DATA RECORDS:
==========

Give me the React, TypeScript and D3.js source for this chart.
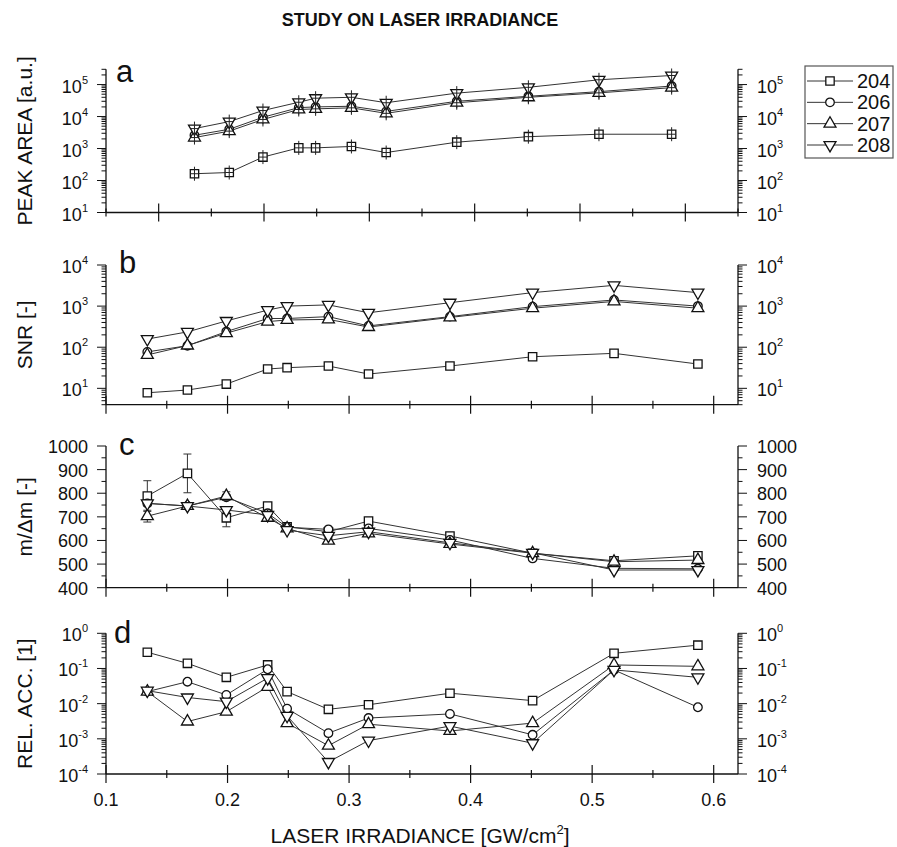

==========

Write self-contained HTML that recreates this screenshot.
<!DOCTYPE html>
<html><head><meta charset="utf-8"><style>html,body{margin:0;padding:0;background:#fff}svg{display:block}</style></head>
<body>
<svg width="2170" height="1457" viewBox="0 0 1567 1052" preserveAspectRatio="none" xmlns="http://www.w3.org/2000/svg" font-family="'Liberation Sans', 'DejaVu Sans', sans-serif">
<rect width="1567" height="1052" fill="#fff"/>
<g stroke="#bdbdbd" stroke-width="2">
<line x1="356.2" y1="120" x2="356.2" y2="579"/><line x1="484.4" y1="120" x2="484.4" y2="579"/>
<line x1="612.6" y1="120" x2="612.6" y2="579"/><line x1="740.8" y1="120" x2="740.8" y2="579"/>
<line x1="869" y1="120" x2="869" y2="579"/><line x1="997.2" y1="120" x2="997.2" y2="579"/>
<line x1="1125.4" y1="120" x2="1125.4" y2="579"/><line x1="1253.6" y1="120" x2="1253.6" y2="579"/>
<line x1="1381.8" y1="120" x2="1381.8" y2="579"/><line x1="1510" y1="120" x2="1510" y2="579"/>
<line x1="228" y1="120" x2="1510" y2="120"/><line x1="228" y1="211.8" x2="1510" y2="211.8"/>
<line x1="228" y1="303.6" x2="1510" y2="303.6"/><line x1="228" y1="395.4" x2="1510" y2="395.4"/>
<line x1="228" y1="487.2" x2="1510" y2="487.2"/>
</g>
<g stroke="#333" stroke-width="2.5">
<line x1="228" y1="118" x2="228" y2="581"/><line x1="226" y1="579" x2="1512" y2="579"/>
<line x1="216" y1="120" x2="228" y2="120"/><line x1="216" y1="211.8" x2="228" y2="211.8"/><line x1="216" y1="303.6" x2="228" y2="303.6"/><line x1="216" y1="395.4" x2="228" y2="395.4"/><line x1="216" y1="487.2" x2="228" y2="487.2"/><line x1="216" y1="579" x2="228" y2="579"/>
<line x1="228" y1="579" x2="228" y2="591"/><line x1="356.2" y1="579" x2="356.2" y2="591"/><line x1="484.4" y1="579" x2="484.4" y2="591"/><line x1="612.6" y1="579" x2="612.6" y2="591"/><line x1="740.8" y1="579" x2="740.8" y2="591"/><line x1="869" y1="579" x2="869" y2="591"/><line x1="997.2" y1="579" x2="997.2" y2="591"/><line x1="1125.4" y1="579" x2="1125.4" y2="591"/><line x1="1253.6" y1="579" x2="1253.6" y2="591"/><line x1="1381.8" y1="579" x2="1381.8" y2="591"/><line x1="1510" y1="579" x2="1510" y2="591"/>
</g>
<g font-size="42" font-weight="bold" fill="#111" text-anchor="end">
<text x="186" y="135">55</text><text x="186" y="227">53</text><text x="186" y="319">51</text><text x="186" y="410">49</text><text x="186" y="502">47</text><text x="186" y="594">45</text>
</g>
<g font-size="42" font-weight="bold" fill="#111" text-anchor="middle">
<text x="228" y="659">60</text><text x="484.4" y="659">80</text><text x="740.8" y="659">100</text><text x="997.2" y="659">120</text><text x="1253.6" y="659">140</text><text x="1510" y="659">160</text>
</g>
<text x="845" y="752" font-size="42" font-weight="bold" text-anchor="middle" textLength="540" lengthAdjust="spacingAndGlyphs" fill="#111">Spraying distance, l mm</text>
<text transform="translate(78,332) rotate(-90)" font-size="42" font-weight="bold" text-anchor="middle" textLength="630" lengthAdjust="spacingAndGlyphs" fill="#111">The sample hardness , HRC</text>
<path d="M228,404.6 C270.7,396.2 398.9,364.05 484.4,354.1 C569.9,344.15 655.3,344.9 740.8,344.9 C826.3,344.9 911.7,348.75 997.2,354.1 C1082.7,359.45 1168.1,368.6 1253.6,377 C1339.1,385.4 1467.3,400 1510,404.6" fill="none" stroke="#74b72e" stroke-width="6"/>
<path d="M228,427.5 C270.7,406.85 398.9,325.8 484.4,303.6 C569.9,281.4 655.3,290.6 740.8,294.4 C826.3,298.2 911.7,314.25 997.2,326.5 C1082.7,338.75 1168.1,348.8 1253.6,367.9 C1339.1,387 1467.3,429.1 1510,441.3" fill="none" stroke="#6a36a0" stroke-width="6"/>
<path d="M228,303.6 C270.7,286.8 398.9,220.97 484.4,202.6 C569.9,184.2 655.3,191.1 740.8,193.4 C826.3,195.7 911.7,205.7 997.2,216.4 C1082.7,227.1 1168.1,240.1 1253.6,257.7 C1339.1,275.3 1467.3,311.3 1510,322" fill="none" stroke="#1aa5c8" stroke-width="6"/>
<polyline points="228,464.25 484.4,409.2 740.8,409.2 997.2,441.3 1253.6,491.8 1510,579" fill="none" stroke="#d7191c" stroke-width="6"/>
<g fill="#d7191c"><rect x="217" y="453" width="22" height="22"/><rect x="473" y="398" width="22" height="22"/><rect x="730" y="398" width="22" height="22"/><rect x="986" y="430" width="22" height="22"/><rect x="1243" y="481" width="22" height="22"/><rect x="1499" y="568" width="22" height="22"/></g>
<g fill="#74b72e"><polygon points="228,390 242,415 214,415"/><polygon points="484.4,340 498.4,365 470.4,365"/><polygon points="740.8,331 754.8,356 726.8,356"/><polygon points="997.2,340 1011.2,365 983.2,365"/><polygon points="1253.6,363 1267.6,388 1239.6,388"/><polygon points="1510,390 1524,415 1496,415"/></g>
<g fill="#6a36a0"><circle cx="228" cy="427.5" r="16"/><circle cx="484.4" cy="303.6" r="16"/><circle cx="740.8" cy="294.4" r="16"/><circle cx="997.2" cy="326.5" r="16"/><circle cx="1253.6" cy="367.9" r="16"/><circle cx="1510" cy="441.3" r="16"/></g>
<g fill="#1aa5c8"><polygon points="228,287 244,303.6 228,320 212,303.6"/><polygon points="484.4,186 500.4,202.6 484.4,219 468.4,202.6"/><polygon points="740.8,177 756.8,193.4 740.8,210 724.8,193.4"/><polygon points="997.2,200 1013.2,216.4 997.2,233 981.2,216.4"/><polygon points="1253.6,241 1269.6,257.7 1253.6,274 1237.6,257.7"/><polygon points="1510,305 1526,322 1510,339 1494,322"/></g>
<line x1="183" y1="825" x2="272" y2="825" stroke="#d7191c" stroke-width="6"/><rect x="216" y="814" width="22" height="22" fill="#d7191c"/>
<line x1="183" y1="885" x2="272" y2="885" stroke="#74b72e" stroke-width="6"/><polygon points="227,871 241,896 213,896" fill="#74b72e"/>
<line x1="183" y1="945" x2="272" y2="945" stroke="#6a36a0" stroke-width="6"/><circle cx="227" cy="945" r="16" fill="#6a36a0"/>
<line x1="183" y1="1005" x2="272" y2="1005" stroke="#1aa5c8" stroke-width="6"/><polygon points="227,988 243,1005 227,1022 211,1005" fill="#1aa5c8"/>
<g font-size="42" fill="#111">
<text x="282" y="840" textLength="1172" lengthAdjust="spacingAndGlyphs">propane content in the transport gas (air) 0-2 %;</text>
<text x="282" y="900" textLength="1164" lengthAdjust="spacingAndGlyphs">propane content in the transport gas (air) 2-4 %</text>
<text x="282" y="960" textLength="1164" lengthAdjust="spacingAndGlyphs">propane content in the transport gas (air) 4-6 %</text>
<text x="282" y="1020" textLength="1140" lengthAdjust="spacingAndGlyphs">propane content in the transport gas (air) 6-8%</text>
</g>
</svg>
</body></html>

==========

WHAT YOU ARE ASKED TO DO:
Gather each line holding the string "this".

THE RESPONSE:
Give me the React, TypeScript and D3.js source for this chart.
Write self-contained HTML that recreates this screenshot.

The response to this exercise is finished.